*INFORMATION PROVIDED:*
• • • • • • •
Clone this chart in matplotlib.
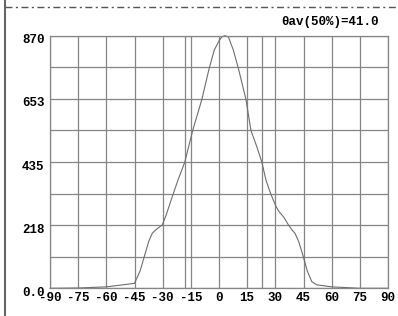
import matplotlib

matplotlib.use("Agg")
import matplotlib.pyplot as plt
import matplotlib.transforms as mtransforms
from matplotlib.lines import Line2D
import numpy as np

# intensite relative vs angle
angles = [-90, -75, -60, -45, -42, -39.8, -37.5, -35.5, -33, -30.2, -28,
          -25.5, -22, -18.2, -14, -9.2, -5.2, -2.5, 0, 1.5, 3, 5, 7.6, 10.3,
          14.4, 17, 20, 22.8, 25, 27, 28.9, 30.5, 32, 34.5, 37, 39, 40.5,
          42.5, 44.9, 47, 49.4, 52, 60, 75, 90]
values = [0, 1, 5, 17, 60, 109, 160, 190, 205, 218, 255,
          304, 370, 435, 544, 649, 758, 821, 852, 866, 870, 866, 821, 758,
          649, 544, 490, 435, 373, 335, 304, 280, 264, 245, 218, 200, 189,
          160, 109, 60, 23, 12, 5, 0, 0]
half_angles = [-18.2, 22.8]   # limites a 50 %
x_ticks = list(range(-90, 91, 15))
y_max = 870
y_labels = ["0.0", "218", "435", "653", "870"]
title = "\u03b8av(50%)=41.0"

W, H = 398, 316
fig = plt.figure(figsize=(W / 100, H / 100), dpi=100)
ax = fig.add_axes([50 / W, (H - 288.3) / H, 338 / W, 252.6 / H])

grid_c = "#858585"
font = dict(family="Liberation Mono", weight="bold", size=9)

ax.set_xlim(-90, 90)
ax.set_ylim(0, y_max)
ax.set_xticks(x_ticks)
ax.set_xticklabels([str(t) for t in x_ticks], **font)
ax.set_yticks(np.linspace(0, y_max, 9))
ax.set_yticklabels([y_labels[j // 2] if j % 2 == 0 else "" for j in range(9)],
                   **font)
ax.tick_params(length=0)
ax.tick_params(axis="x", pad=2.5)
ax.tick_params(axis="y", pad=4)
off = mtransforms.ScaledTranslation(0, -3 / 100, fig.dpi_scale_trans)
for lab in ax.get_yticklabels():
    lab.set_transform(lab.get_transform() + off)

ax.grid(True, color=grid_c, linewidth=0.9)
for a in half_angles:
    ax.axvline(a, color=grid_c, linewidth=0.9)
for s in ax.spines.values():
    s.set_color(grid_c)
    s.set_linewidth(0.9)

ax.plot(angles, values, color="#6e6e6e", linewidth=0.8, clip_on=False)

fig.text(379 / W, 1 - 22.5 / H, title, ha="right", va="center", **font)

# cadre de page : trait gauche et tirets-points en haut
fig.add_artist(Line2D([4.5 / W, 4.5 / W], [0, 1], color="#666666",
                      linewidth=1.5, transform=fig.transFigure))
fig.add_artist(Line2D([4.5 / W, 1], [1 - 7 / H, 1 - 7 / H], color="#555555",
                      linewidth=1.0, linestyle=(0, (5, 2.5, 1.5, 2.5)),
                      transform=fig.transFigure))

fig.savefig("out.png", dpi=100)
• • • • • • •
*AIM OF THE EXERCISE:* Pictures stay out. Repeat only the lines from the beginning of the data through the line that has "import numpy as np".

*COMPLETE OUTPUT:*
Clone this chart in matplotlib.
import matplotlib

matplotlib.use("Agg")
import matplotlib.pyplot as plt
import matplotlib.transforms as mtransforms
from matplotlib.lines import Line2D
import numpy as np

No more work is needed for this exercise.